**What is asked:** Determine how many lines below hold the string "matplotlib". Reply with the number alone.

## start Data records

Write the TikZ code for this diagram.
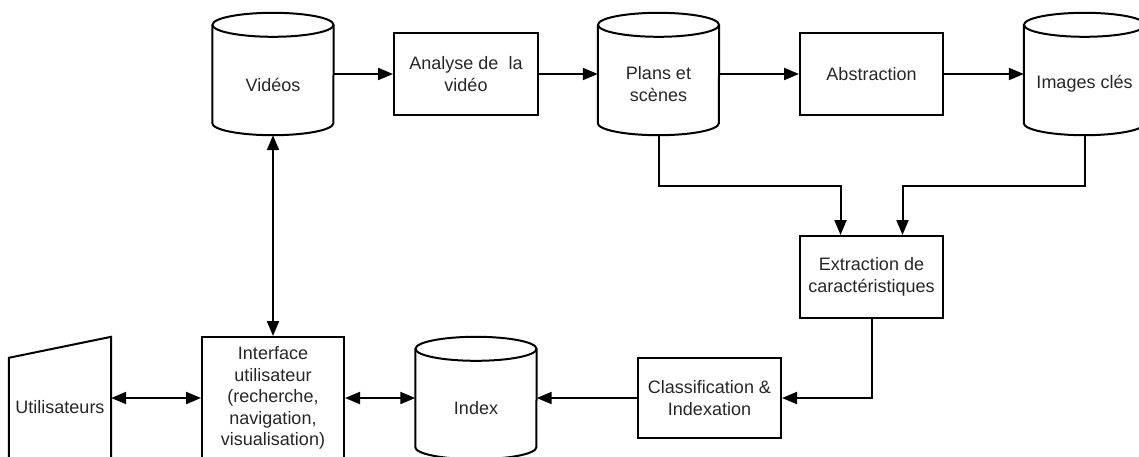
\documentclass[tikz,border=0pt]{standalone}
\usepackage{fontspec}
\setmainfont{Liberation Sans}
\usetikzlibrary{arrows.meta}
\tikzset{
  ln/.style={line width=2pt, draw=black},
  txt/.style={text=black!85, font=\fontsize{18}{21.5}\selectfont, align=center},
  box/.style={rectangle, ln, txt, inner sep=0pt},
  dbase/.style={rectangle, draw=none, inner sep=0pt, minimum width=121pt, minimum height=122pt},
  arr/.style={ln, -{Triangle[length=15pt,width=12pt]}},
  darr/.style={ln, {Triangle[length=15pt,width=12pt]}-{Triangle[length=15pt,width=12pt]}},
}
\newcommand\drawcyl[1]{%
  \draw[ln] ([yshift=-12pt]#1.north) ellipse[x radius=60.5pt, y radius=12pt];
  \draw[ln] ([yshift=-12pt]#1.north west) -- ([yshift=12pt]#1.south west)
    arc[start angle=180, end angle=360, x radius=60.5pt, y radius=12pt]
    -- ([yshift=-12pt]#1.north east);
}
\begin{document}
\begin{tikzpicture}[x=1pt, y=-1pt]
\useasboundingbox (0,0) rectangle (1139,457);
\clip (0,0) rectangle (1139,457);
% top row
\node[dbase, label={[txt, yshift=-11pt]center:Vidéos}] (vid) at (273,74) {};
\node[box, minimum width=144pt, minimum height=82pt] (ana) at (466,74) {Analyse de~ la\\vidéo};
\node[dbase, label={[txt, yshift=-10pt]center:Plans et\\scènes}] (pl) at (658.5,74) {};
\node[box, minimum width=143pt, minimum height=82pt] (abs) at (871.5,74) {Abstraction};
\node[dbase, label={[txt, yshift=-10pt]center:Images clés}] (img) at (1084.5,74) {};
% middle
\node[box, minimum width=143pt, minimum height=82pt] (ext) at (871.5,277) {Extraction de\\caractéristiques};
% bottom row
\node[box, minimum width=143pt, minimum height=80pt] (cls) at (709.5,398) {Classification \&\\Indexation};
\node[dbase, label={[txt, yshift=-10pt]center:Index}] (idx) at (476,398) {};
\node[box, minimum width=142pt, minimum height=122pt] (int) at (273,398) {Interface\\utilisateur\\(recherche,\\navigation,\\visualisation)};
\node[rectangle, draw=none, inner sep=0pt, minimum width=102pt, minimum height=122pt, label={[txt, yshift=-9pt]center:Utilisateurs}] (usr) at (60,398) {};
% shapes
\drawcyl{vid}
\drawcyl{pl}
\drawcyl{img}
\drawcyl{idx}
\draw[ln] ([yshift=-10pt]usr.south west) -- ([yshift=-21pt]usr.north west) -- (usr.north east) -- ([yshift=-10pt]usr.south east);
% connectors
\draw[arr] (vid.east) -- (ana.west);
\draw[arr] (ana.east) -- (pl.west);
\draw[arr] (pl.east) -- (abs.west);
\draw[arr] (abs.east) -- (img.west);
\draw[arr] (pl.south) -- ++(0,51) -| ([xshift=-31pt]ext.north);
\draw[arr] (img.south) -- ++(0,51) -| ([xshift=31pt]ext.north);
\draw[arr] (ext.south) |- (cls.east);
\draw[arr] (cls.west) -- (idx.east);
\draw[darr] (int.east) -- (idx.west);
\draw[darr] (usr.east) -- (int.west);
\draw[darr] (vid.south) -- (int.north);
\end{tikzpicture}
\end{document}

## end Data records
## start Data records

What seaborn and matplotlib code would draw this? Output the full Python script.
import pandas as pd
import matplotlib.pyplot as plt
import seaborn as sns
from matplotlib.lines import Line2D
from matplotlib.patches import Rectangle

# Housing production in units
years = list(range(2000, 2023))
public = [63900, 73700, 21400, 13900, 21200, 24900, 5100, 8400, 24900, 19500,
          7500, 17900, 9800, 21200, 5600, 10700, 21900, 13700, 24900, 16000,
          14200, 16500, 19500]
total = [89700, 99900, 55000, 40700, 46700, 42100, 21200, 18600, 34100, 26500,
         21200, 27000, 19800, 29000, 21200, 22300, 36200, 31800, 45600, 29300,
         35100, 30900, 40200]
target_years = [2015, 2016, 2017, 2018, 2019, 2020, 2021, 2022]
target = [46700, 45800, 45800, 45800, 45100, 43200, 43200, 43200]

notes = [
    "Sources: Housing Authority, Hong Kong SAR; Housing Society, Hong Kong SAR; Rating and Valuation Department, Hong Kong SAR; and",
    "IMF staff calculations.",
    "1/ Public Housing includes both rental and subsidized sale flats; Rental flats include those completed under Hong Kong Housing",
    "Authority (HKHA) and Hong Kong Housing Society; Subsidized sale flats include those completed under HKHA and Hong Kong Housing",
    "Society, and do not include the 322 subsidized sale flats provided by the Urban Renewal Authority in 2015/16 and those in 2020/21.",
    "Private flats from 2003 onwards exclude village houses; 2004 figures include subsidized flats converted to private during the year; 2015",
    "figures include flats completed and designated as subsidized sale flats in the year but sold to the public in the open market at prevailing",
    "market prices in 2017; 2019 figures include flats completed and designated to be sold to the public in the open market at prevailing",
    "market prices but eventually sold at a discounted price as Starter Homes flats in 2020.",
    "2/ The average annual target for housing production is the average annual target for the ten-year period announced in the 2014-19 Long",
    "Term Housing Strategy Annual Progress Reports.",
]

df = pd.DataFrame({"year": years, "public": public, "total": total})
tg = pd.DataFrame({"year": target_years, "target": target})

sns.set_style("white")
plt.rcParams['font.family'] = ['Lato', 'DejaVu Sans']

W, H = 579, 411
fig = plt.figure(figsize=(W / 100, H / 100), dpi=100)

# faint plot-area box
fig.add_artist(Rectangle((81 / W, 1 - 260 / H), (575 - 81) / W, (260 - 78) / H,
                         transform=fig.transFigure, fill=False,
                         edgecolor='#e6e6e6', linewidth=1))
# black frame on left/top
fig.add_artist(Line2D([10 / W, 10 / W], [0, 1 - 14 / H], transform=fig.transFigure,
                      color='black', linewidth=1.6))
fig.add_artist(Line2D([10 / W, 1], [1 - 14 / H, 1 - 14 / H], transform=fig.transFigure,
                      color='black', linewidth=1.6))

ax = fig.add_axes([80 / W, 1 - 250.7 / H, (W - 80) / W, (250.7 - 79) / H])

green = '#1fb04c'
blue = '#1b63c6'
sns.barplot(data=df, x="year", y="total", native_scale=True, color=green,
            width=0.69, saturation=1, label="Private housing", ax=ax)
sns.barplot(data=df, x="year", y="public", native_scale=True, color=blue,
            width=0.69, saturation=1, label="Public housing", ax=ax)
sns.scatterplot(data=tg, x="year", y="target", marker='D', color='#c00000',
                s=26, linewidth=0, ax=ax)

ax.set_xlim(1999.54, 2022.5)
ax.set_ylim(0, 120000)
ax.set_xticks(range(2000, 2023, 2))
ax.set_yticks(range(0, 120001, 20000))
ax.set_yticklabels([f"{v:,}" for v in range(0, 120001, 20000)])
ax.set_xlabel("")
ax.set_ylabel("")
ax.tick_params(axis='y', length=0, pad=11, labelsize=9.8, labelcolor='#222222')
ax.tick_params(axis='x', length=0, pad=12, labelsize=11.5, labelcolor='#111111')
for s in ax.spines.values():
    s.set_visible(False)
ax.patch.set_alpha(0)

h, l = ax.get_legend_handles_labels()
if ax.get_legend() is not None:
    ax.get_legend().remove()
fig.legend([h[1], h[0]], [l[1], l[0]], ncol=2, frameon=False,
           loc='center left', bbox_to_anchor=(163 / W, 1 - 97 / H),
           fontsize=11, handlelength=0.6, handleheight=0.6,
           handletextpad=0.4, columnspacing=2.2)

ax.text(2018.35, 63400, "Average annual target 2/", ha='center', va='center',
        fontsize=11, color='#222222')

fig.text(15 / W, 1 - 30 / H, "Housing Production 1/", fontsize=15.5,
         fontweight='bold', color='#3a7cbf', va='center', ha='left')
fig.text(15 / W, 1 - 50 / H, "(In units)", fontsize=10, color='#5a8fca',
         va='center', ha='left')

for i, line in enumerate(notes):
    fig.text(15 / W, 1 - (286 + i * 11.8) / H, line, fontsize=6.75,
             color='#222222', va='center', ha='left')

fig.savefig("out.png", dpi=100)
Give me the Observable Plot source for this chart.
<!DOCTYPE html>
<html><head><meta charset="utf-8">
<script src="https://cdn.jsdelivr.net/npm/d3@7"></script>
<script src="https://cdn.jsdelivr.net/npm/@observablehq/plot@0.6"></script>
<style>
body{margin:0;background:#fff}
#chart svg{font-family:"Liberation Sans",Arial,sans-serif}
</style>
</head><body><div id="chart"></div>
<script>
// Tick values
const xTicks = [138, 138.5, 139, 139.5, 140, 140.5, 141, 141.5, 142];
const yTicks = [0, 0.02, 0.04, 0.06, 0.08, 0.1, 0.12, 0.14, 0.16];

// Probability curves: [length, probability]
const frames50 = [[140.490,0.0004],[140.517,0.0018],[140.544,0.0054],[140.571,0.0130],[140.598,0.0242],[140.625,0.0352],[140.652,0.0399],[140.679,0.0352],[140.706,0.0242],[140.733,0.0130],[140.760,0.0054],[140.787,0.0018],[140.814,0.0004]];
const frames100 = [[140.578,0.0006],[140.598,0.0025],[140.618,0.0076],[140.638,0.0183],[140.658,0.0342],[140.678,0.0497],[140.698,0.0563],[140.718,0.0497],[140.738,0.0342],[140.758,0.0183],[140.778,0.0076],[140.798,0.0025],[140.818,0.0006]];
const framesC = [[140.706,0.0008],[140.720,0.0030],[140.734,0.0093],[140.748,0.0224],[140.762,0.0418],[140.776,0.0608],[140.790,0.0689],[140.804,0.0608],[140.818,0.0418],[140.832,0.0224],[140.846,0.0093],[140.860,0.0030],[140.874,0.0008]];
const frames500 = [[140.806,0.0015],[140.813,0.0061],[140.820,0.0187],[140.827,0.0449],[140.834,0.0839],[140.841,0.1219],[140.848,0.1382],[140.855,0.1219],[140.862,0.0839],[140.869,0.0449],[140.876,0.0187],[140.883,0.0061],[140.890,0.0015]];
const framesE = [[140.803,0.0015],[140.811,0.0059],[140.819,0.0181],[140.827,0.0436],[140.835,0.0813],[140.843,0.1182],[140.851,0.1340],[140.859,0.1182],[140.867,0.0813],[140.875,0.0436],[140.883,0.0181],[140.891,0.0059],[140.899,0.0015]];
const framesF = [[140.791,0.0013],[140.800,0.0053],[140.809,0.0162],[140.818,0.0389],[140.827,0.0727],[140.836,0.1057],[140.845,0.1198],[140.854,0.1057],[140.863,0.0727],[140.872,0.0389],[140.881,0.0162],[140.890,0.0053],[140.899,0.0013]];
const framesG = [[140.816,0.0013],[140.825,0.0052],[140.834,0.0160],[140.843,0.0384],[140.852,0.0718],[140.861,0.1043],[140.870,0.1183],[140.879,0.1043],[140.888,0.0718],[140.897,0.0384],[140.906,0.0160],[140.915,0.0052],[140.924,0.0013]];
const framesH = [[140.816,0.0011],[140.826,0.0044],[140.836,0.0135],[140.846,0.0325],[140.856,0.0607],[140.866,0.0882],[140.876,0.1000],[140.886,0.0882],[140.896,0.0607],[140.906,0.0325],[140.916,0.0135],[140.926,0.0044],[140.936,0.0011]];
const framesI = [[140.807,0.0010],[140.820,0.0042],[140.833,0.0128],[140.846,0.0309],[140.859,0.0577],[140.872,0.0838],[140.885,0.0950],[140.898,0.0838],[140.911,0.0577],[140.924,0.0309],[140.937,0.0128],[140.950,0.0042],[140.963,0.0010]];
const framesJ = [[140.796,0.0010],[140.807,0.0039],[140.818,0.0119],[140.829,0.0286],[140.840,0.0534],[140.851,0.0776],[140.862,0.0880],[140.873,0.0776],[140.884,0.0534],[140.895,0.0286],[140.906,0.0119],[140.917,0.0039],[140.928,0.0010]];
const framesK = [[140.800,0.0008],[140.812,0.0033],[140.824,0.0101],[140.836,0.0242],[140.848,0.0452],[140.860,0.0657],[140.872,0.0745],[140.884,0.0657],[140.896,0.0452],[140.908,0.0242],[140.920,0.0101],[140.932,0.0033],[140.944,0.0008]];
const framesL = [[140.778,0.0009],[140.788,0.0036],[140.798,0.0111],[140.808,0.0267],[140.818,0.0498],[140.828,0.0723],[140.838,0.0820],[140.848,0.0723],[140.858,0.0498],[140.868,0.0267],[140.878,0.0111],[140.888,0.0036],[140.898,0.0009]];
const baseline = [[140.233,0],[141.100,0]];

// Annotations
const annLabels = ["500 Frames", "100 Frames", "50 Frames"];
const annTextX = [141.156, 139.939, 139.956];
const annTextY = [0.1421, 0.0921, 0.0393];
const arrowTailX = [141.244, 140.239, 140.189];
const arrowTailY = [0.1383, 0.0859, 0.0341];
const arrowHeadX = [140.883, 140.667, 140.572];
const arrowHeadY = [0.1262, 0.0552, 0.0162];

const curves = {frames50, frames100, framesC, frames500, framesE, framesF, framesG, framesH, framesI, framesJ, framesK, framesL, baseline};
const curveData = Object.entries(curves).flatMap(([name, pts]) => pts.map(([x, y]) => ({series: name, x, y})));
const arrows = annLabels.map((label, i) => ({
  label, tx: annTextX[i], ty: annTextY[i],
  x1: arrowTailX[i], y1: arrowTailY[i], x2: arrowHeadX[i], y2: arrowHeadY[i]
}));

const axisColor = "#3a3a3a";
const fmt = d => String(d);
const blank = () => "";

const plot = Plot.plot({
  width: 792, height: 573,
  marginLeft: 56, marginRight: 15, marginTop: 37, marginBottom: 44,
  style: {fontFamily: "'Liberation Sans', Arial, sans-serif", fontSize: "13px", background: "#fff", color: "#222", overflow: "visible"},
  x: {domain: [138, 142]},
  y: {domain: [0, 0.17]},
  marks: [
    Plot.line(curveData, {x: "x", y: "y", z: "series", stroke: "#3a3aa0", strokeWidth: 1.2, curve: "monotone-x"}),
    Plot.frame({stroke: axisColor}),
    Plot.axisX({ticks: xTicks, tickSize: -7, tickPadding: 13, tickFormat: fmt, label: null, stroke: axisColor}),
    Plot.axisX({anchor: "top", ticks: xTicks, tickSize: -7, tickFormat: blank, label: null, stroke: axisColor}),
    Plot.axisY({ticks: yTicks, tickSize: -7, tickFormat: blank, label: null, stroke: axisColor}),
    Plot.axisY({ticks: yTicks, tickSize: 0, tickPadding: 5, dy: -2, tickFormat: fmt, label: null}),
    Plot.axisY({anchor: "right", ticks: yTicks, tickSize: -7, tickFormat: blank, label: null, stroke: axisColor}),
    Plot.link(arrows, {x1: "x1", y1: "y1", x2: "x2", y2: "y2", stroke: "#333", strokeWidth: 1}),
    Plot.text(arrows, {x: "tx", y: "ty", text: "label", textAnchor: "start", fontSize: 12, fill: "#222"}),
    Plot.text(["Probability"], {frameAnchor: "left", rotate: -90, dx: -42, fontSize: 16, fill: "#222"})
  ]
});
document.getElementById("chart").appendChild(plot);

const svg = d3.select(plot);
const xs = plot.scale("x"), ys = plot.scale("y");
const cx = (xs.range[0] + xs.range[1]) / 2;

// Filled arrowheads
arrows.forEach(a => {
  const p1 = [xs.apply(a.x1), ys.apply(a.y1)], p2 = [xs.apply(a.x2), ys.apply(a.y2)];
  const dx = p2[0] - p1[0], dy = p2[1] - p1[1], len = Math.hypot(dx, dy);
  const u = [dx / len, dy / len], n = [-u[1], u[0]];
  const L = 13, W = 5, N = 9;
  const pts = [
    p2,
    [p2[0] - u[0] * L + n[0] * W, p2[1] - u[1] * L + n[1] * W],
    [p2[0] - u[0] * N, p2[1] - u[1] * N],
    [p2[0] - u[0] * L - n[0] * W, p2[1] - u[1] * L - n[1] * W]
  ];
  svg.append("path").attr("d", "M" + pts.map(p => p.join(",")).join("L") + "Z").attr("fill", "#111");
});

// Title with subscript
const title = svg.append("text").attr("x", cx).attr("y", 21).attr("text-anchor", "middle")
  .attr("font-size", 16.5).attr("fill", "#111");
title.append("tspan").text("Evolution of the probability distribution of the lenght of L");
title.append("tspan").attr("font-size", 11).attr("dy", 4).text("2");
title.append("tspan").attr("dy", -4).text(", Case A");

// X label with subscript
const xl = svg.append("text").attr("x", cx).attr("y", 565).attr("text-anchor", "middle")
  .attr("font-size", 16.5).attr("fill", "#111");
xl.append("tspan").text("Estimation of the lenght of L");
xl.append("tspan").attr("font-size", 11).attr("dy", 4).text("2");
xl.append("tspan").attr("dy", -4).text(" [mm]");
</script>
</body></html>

## end Data records

**Exercise result:** 4